К началу XX века при всей экономической взаимозависимости в Европе сложилась фундаментальная реальность: на европейскую и мировую арену вышла Германия как ведущая экономическая сила, сравниться с которой могла только островная Британия. И Германия, и Британия далеко опережали остальную Европу по экспортным возможностям — только Британия при этом имела империю, а Германия — нет.

Немецкая экономическая мощь, растущая с устрашающей скоростью, оказалась настолько просто «конвертируемой» в мощь военную, что все европейские страны были напуганы наличием такого соседа. По иронии судьбы Германия также очень опасалась соседних государств. Зажатая между Россией на востоке и Францией на западе, отделенная от других стран небольшими и немногочисленными естественными барьерами, имевшая лишь сорокалетнюю историю развития как единое государство, Германия страшилась одновременного нападения с двух сторон, которое могло произойти, несмотря на все кросс-граничные торговые и финансовые связи.
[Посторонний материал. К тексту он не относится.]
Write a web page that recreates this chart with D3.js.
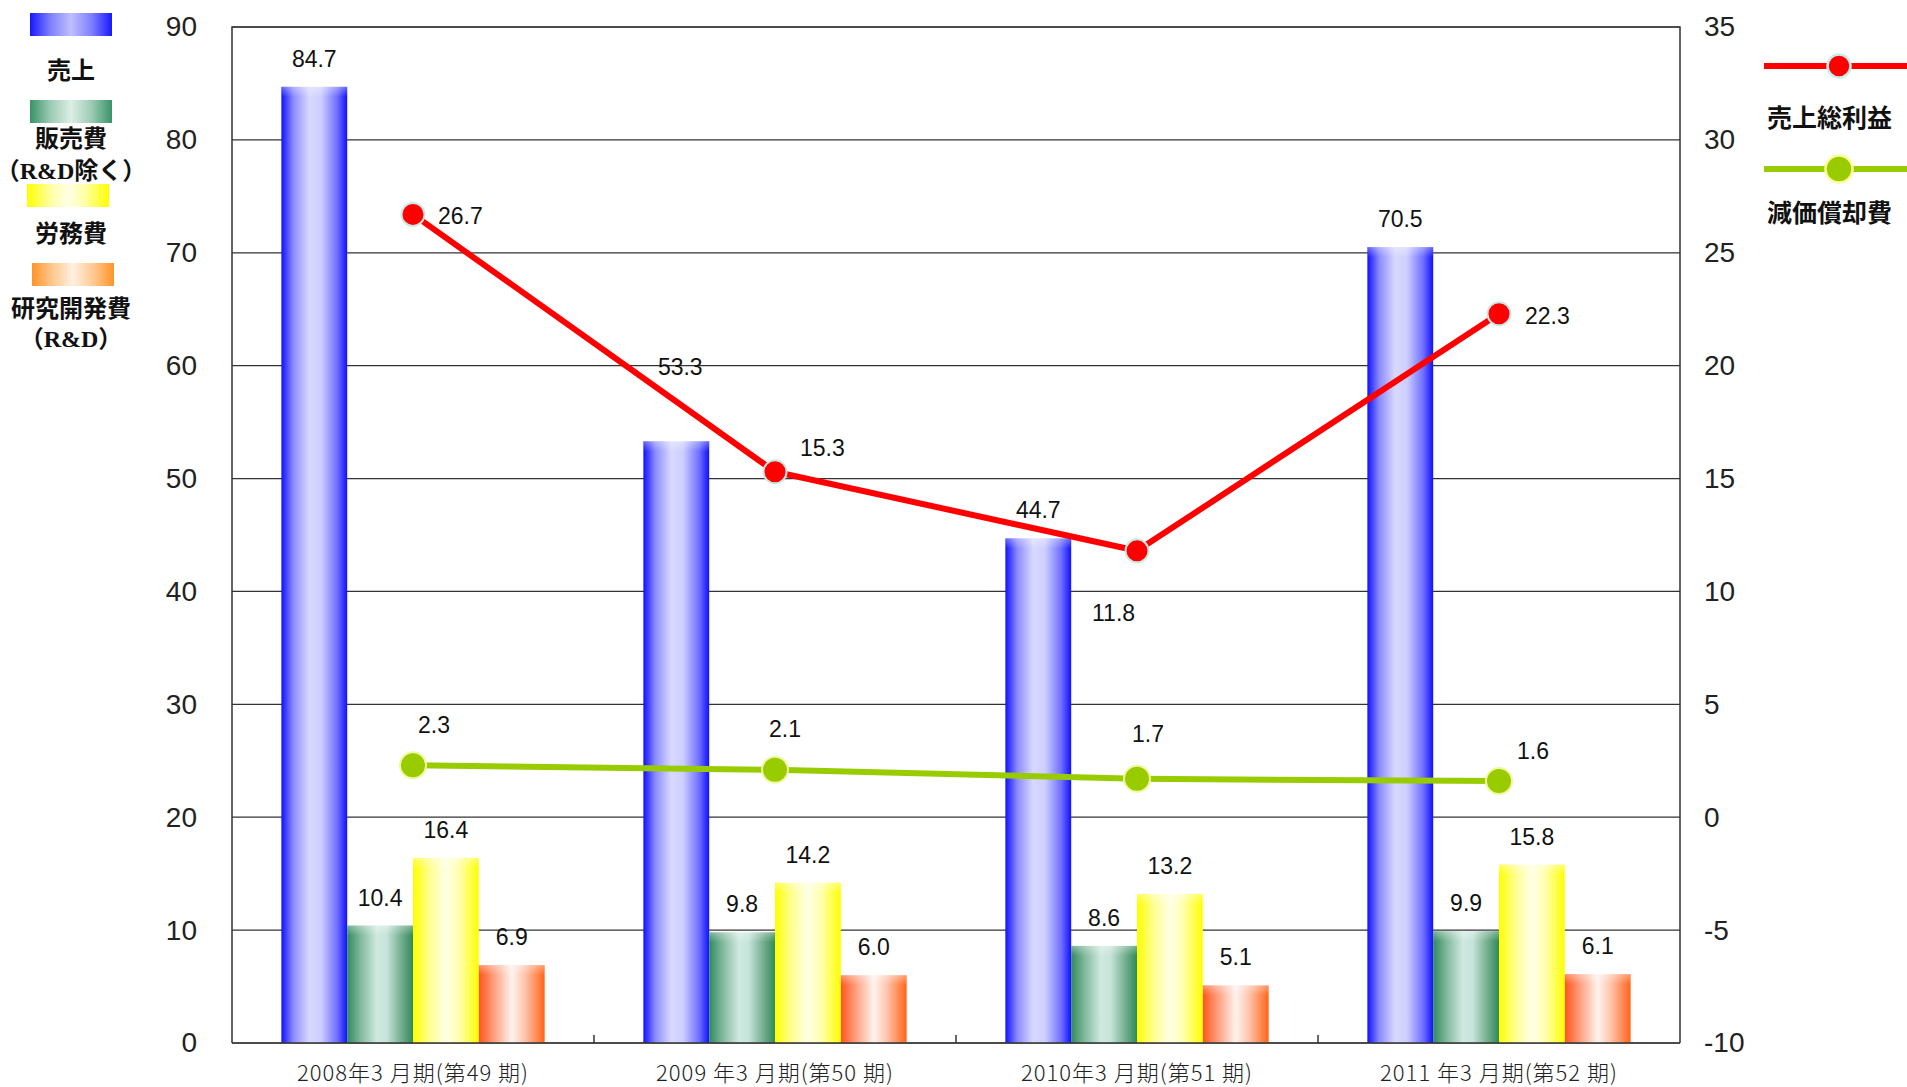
<!DOCTYPE html>
<html lang="ja">
<head>
<meta charset="utf-8">
<script src="https://cdn.jsdelivr.net/npm/d3@7"></script>
<style>
  html, body { margin: 0; padding: 0; background: #fff; }
  svg { display: block; }
</style>
</head>
<body>
<svg id="chart" width="1907" height="1087"></svg>
<script>
// ---- data ----
const categories = ["2008年3 月期(第49 期)", "2009 年3 月期(第50 期)", "2010年3 月期(第51 期)", "2011 年3 月期(第52 期)"];
const barSeries = ["売上", "販売費", "労務費", "研究開発費"];
const sales = [84.7, 53.3, 44.7, 70.5];
const sellingCost = [10.4, 9.8, 8.6, 9.9];
const laborCost = [16.4, 14.2, 13.2, 15.8];
const rdCost = [6.9, 6.0, 5.1, 6.1];
const grossProfit = [26.7, 15.3, 11.8, 22.3];
const depreciation = [2.3, 2.1, 1.7, 1.6];
const leftTicks = [0, 10, 20, 30, 40, 50, 60, 70, 80, 90];
const rightTicks = [-10, -5, 0, 5, 10, 15, 20, 25, 30, 35];

// ---- layout ----
const svg = d3.select("#chart");
const plot = { left: 232, right: 1680, top: 27, bottom: 1043 };
const numFont = "'Liberation Sans', Arial, sans-serif";
const jpFont = "'Noto Sans CJK JP', 'Noto Sans', sans-serif";

const x = d3.scaleBand().domain(categories).range([plot.left, plot.right]).padding(0);
const xInner = d3.scaleBand().domain(barSeries).range([0, x.bandwidth()])
  .paddingInner(0).paddingOuter(0.75);
const yLeft = d3.scaleLinear().domain([0, 90]).range([plot.bottom, plot.top]);
const yRight = d3.scaleLinear().domain([-10, 35]).range([plot.bottom, plot.top]);

// ---- gradients for cylinder-like bars ----
const defs = svg.append("defs");
function hGrad(id, stops) {
  const g = defs.append("linearGradient").attr("id", id)
    .attr("x1", "0%").attr("x2", "100%").attr("y1", "0%").attr("y2", "0%");
  stops.forEach(([o, c]) => g.append("stop").attr("offset", o).attr("stop-color", c));
}
hGrad("gBlue", [[0, "#1010ff"], [0.18, "#8a8aff"], [0.42, "#d8d8ff"], [0.6, "#cfcfff"], [0.85, "#6e6eff"], [1, "#1010ff"]]);
hGrad("gGreen", [[0, "#2f8a5c"], [0.2, "#7fb89c"], [0.45, "#cfe9e0"], [0.6, "#c6e4da"], [0.85, "#69a886"], [1, "#2f8a5c"]]);
hGrad("gYellow", [[0, "#ffff00"], [0.25, "#ffff90"], [0.5, "#ffffe6"], [0.7, "#ffffb0"], [1, "#ffff00"]]);
hGrad("gOrange", [[0, "#ff551a"], [0.22, "#ff9c7c"], [0.5, "#fff3ee"], [0.7, "#ffc4ac"], [1, "#ff6418"]]);
hGrad("gOrangeKey", [[0, "#ff9428"], [0.25, "#ffc890"], [0.5, "#fff0e0"], [0.75, "#ffc890"], [1, "#ff9428"]]);
hGrad("gBlueKey", [[0, "#1818ff"], [0.25, "#8080ff"], [0.5, "#bebeff"], [0.75, "#8080ff"], [1, "#1818ff"]]);
hGrad("gGreenKey", [[0, "#3a9368"], [0.25, "#9ccbb5"], [0.5, "#dcefe6"], [0.75, "#9ccbb5"], [1, "#3a9368"]]);
hGrad("gYellowKey", [[0, "#ffff00"], [0.3, "#ffffa8"], [0.5, "#ffffe8"], [0.7, "#ffffa8"], [1, "#ffff00"]]);
// soft top shading to suggest a rounded top
const topShade = defs.append("linearGradient").attr("id", "gTop")
  .attr("x1", "0%").attr("x2", "0%").attr("y1", "0%").attr("y2", "100%");
topShade.append("stop").attr("offset", 0).attr("stop-color", "#fff").attr("stop-opacity", 0.35);
topShade.append("stop").attr("offset", 1).attr("stop-color", "#fff").attr("stop-opacity", 0);

// ---- gridlines ----
svg.append("g").selectAll("line").data(leftTicks).join("line")
  .attr("x1", plot.left).attr("x2", plot.right)
  .attr("y1", d => yLeft(d)).attr("y2", d => yLeft(d))
  .attr("stroke", "#333").attr("stroke-width", 1.2);

// ---- frame ----
svg.append("path")
  .attr("d", `M${plot.left},${plot.bottom}V${plot.top}H${plot.right}V${plot.bottom}`)
  .attr("fill", "none").attr("stroke", "#333").attr("stroke-width", 1.5);

// ---- left axis ----
const plainInt = d => String(d);
const leftAxis = svg.append("g").attr("transform", `translate(${plot.left},0)`)
  .call(d3.axisLeft(yLeft).tickValues(leftTicks).tickSize(0).tickPadding(35).tickFormat(plainInt));
leftAxis.select(".domain").remove();
leftAxis.selectAll("text").attr("font-family", numFont).attr("font-size", 28).attr("fill", "#222");

// ---- right axis ----
const rightAxis = svg.append("g").attr("transform", `translate(${plot.right},0)`)
  .call(d3.axisRight(yRight).tickValues(rightTicks).tickSize(0).tickPadding(24).tickFormat(plainInt));
rightAxis.select(".domain").remove();
rightAxis.selectAll("text").attr("font-family", numFont).attr("font-size", 28).attr("fill", "#222");

// ---- bars ----
const barSets = [
  { key: "売上", values: sales, fill: "url(#gBlue)" },
  { key: "販売費", values: sellingCost, fill: "url(#gGreen)" },
  { key: "労務費", values: laborCost, fill: "url(#gYellow)" },
  { key: "研究開発費", values: rdCost, fill: "url(#gOrange)" }
];
const barRows = [];
barSets.forEach(s => s.values.forEach((v, i) => barRows.push({ cat: categories[i], key: s.key, v, fill: s.fill, i })));

const barG = svg.append("g");
barG.selectAll("rect.bar").data(barRows).join("rect").attr("class", "bar")
  .attr("x", d => x(d.cat) + xInner(d.key))
  .attr("y", d => yLeft(d.v))
  .attr("width", xInner.bandwidth())
  .attr("height", d => yLeft(0) - yLeft(d.v))
  .attr("fill", d => d.fill);
barG.selectAll("rect.shade").data(barRows).join("rect").attr("class", "shade")
  .attr("x", d => x(d.cat) + xInner(d.key))
  .attr("y", d => yLeft(d.v))
  .attr("width", xInner.bandwidth())
  .attr("height", 10)
  .attr("fill", "url(#gTop)");

// the 2009 sales label is lifted clear of the profit line
const barLabelLift = (d) => (d.key === "売上" && d.i === 1) ? 46 : 0;
barG.selectAll("text").data(barRows).join("text")
  .attr("x", d => x(d.cat) + xInner(d.key) + xInner.bandwidth() / 2 + (barLabelLift(d) ? 4 : 0))
  .attr("y", d => yLeft(d.v) - 20 - barLabelLift(d))
  .attr("text-anchor", "middle")
  .attr("font-family", numFont).attr("font-size", 23).attr("fill", "#111")
  .text(d => d.v.toFixed(1));

// ---- bottom axis ticks + category labels ----
svg.append("line").attr("x1", plot.left).attr("x2", plot.right)
  .attr("y1", plot.bottom).attr("y2", plot.bottom).attr("stroke", "#333").attr("stroke-width", 1.5);
svg.append("g").selectAll("line").data(categories.slice(1)).join("line")
  .attr("x1", d => x(d)).attr("x2", d => x(d))
  .attr("y1", plot.bottom).attr("y2", plot.bottom - 8)
  .attr("stroke", "#333").attr("stroke-width", 1.5);
svg.append("g").selectAll("text").data(categories).join("text")
  .attr("x", d => x(d) + x.bandwidth() / 2)
  .attr("y", 1081)
  .attr("text-anchor", "middle")
  .attr("font-family", jpFont).attr("font-size", 22).attr("font-weight", 300)
  .attr("letter-spacing", 1).attr("fill", "#222")
  .text(d => d);

// ---- lines (right axis) ----
const cx = (i) => x(categories[i]) + x.bandwidth() / 2;
const line = d3.line().x((d, i) => cx(i)).y(d => yRight(d));

function drawSeries(values, color, markerR, markerStroke, labelOffsets) {
  const g = svg.append("g");
  g.append("path").datum(values).attr("d", line)
    .attr("fill", "none").attr("stroke", color).attr("stroke-width", 6)
    .attr("stroke-linejoin", "round");
  g.selectAll("circle").data(values).join("circle")
    .attr("cx", (d, i) => cx(i)).attr("cy", d => yRight(d)).attr("r", markerR)
    .attr("fill", color).attr("stroke", markerStroke).attr("stroke-width", 2);
  g.selectAll("text").data(values).join("text")
    .attr("x", (d, i) => cx(i) + labelOffsets[i][0])
    .attr("y", (d, i) => yRight(d) + labelOffsets[i][1])
    .attr("font-family", numFont).attr("font-size", 23).attr("fill", "#111")
    .text(d => d.toFixed(1));
}
drawSeries(grossProfit, "#ff0000", 11.5, "#c9e8e4", [[25, 10], [25, -16], [-45, 70], [26, 10]]);
drawSeries(depreciation, "#99cc00", 13, "#f0f8a0", [[5, -32], [-6, -33], [-5, -37], [18, -22]]);

// ---- left legend (bars) ----
const keyG = svg.append("g");
const keyBoxes = [
  { fill: "url(#gBlueKey)", x: 30, y: 13 },
  { fill: "url(#gGreenKey)", x: 30, y: 100 },
  { fill: "url(#gYellowKey)", x: 27, y: 184 },
  { fill: "url(#gOrangeKey)", x: 32, y: 263 }
];
keyG.selectAll("rect").data(keyBoxes).join("rect")
  .attr("x", d => d.x).attr("y", d => d.y).attr("width", 82).attr("height", 23)
  .attr("fill", d => d.fill);

const keyText = [
  { parts: [["売上", jpFont]], y: 79 },
  { parts: [["販売費", jpFont]], y: 147 },
  { parts: [["（", jpFont], ["R&D", "'Liberation Serif', serif"], ["除く）", jpFont]], y: 179 },
  { parts: [["労務費", jpFont]], y: 242 },
  { parts: [["研究開発費", jpFont]], y: 317 },
  { parts: [["（", jpFont], ["R&D", "'Liberation Serif', serif"], ["）", jpFont]], y: 347 }
];
keyText.forEach(k => {
  const t = keyG.append("text").attr("x", 71).attr("y", k.y).attr("text-anchor", "middle")
    .attr("font-size", 24).attr("font-weight", "bold").attr("fill", "#111");
  k.parts.forEach(([s, f]) => t.append("tspan").attr("font-family", f).text(s));
});

// ---- right legend (lines) ----
const lineKeys = [
  { label: "売上総利益", color: "#ff0000", r: 11.5, stroke: "#c9ecec", y: 66, ty: 127 },
  { label: "減価償却費", color: "#99cc00", r: 13.5, stroke: "#ffff99", y: 169, ty: 222 }
];
const lk = svg.append("g");
lineKeys.forEach(k => {
  lk.append("line").attr("x1", 1764).attr("x2", 1907).attr("y1", k.y).attr("y2", k.y)
    .attr("stroke", k.color).attr("stroke-width", 6);
  lk.append("circle").attr("cx", 1839).attr("cy", k.y).attr("r", k.r)
    .attr("fill", k.color).attr("stroke", k.stroke).attr("stroke-width", 2.5);
  lk.append("text").attr("x", 1767).attr("y", k.ty)
    .attr("font-family", jpFont).attr("font-size", 25).attr("font-weight", "bold")
    .attr("fill", "#111").text(k.label);
});
</script>
</body>
</html>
Объединение германских земель в единое государство и последовавший экономический подъем страны дестабилизировали сложившуюся в Европе систему. На западных и восточных границах новой империи возникли точки возгорания, породившие страхи в отношении стратегических вопросов, которые не удалось снять дипломатическими методами. Опасения были вполне реальными, а не фантомными, и они подпитывались уязвимостью позиций всех вовлеченных сторон, которая, в свою очередь, была рождена глубокой взаимозависимостью. Энджелл оказался банально неправ, доказывая невозможность войны.
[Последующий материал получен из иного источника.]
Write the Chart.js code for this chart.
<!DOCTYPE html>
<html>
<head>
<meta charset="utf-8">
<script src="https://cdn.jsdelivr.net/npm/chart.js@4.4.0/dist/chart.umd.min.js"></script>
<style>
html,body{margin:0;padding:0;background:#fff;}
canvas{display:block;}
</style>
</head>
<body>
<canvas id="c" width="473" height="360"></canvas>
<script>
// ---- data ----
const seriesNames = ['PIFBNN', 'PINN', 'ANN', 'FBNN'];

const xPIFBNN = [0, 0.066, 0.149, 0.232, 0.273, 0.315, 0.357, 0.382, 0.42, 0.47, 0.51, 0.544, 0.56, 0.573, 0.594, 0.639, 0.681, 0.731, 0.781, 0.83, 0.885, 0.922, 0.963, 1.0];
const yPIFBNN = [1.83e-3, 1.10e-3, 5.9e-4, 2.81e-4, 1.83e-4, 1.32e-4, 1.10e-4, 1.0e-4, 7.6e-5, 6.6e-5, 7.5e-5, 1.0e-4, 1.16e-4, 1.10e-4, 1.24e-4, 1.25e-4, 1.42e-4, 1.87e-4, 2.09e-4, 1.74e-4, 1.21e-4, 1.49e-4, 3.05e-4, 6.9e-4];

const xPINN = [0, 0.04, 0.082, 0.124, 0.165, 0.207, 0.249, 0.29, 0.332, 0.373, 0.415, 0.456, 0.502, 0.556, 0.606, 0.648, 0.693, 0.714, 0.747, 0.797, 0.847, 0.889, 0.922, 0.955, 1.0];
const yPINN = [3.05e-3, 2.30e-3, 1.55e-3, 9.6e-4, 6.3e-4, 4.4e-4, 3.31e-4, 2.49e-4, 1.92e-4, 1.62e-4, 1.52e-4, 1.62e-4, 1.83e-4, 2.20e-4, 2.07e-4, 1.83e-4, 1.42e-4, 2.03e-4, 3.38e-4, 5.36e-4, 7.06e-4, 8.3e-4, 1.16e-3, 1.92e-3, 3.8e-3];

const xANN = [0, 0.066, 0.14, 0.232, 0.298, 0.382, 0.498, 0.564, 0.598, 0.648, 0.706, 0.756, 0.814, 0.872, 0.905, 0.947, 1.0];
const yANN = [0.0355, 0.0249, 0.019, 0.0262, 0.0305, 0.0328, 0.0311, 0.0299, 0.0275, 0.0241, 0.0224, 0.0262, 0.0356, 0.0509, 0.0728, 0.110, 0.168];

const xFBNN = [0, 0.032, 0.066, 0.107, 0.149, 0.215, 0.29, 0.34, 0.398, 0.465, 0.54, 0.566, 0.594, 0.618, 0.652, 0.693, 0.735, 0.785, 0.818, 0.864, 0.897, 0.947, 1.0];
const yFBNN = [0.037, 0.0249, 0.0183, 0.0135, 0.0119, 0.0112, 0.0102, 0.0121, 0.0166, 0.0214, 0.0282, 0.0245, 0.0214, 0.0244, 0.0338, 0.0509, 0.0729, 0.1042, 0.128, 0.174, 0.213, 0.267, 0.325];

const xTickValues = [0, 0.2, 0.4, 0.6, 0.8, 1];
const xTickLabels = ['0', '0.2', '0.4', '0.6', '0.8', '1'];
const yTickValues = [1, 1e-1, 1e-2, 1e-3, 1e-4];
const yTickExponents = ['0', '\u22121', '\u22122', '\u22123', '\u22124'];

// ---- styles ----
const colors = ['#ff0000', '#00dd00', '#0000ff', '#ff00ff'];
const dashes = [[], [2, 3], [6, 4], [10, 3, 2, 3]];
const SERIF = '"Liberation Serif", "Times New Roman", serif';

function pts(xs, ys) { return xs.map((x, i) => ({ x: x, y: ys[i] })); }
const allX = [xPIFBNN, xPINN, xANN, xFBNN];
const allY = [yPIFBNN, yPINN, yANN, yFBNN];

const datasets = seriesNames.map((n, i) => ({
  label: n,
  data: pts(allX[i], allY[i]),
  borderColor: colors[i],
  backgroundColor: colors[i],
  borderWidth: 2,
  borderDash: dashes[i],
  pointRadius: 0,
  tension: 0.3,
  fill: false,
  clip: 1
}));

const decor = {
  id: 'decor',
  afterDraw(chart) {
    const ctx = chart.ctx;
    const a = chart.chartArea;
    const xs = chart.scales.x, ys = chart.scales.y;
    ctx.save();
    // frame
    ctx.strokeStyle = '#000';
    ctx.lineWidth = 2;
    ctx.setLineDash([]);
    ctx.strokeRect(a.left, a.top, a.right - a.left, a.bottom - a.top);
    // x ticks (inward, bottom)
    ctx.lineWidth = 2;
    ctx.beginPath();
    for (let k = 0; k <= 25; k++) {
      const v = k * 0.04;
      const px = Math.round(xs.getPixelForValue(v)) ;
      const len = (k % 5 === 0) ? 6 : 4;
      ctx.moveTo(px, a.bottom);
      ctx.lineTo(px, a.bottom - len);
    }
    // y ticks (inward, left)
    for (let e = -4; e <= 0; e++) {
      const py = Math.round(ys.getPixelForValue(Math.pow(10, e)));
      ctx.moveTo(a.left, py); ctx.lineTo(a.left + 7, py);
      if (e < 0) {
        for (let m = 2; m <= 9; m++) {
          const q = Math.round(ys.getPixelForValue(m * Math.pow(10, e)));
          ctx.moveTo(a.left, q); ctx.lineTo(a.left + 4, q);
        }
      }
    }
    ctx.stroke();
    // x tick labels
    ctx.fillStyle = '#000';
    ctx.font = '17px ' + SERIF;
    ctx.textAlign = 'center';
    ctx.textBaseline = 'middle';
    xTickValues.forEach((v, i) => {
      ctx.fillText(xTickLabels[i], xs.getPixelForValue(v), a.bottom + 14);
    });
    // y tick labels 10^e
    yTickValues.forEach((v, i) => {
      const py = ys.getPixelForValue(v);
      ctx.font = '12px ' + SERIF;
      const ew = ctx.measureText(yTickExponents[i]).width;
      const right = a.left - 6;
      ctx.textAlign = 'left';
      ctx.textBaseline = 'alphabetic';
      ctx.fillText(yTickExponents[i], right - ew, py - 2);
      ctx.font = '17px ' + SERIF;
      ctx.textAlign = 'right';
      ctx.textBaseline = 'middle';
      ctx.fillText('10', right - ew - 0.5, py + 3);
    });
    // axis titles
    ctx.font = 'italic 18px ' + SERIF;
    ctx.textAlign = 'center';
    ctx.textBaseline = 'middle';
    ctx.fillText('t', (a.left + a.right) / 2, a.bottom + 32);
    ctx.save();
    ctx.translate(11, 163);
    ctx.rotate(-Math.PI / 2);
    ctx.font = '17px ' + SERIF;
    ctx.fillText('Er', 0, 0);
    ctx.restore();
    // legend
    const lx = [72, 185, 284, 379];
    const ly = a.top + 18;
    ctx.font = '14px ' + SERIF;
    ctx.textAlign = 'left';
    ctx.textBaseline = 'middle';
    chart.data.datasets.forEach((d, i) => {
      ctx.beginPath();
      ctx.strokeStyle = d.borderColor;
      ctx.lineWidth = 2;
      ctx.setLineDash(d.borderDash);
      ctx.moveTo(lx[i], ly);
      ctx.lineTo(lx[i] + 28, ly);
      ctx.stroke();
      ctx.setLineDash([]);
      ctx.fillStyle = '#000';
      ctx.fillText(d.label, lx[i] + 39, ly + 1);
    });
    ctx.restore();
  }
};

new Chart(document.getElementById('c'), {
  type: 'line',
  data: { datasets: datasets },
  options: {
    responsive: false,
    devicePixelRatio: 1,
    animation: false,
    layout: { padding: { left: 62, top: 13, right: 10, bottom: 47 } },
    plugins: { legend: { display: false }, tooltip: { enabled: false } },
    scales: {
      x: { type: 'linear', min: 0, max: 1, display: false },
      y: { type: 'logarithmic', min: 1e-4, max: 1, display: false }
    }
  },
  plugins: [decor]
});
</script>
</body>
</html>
Экономический рост западноевропейских стран в 1820–1913 годах

Трения появлялись и усугублялись, что все больше обосновывало необходимость войны. Либо Германию нужно было существенно ослабить, либо вся европейская военно-политическая система должна была измениться так, чтобы обеспечить Германии б?льшую безопасность во всех отношениях. В общем-то, ничего нового: Европа сталкивалась с такого рода конфликтами на протяжении веков. Однако никто не мог предвидеть, что это будет за война.

Массовое убийство как норма

Германские лидеры прекрасно понимали, что война на два фронта станет катастрофичной для страны, если она начнется тогда, когда решат враги, и в том месте, где решат враги. Несмотря на то что у руководства империи не было никаких надежных данных об открыто агрессивных планах франко-русского альянса, немцы отчетливо представляли себе, что намерения могут измениться очень быстро. Они также прекрасно осознавали тот факт, что бурный экономический подъем Германии вызывал все большее беспокойство ее геополитических соперников, которые на какой-то стадии могут выбрать войну как метод решения проблем. Риск казался слишком большим. Поэтому была принята стратегия подготовки к войне, которую следовало начать самим в наиболее подходящий для страны момент. Ставка в военно-стратегическом планировании была сделана на быстрый разгром одного из вражеских государств и последующую более или менее «нормально текущую» конфронтацию с другим. Германия сама начала войну из опасений, что если она этого не сделает, то это осуществит противник на условиях, для нее невыгодных. Если кто-то воспринимает такой вывод как парадоксальный, то достаточно ознакомиться со стратегическим военным планом, разработанным фельдмаршалом фон Шлиффеном. План, получивший имя своего автора, был полон как парадоксов, так и банальностей, понятных любому более или менее разумному человеку.

План Шлиффена предполагал быструю массированную атаку Франции, которая должна была привести к капитуляции последней в течение примерно 40–45 дней. Нападение планировалось через территорию нейтральной Бельгии со сосредоточением основных сил на правом фланге фронта, быстрым продвижением на юг вдоль берега Ла-Манша и финальным обходом Парижа. В результате французская армия должна была быть окружена, а столица Третьей республики взята. Все это нужно было совершить в очень сжатые сроки, чтобы Британия просто физически не успела как-то отреагировать своими наземными силами. Немцы предусмотрели вариант ответного российского удара на востоке и были готовы к тактическому отступлению и даже временному оставлению Восточной Пруссии. После военного разгрома Франции предполагалось, используя высокоразвитую железнодорожную инфраструктуру Германии, в кратчайшие сроки перебросить более 90 % немецкой армии на восток, оставив на западе около 10 %.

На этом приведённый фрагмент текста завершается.